Friday, January 4, 2013

New Gaming Group, Old Content

January 2013: New Beginnings
I'm very excited to be posting in my first RPG Blog Carnival which is generously being hosted by Kobold Enterprise.  Thank you for reading!

Apart from a very short stint playing a couple of one shots in college, I've played pretty much exclusively with one group for the past twelve or so years.  We all pretty much got into gaming at the same time from a mutual love of fantasy books and our explorations into tabletop gaming more or less happened simultaneously.  There were occasional times when someone would bring a game over from another group, but I at least didn't really experience that.  We played on and off through the years in a variety of systems and settings, but the core group of about five guys was pretty much unchanged.
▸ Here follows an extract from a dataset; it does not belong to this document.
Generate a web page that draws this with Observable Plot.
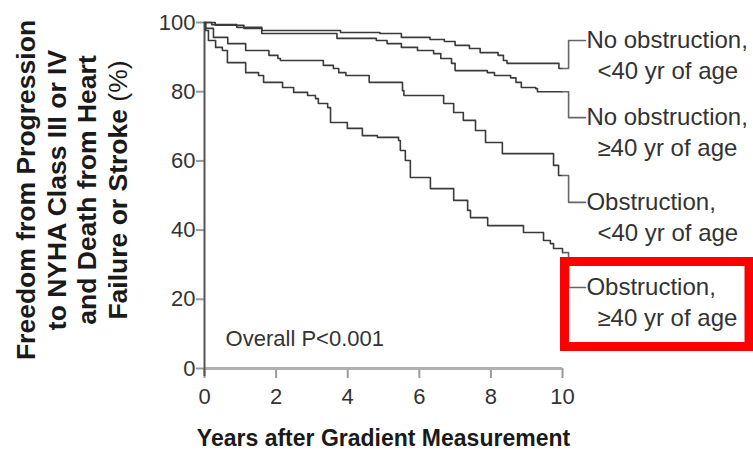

I've now moved to a new city and although I absolutely intend to keep playing with the old group (Hi guys!) I'm also getting very involved with a new group of players (Hi guys!).  This new group has only been playing for about a year and is HUGE (sixteen players mixed about evenly by gender).  The first game I played with them was a 4e game with eight players not including the DM.  I don't think I've ever played a game with so many people in it simultaneously and this is apparently the normal amount of people to show up at a game.  The culture of the group is also very different as they accept that the players from one session to another could be pretty much entirely different.  I've just started to try to get involved DMing with that and it leaves open one important question.  How freaking cool is this?!

More Players, More Games

 When I first joined the group I came in with a pitch: film noir mixed with high fantasy in 1930's New York.  The idea had been one I'd floated to my long-standing group, but we'd never really gotten around to playing it.  There was immediately interest from a bunch of the players and I realized I had a major problem.  I had no idea what system to play the game in.  The idea of trying to run a mystery with that many players was just too crazy for me to wrap my mind around especially given that I wanted to use the Dogs in the Vineyard rules which are based around a much smaller table.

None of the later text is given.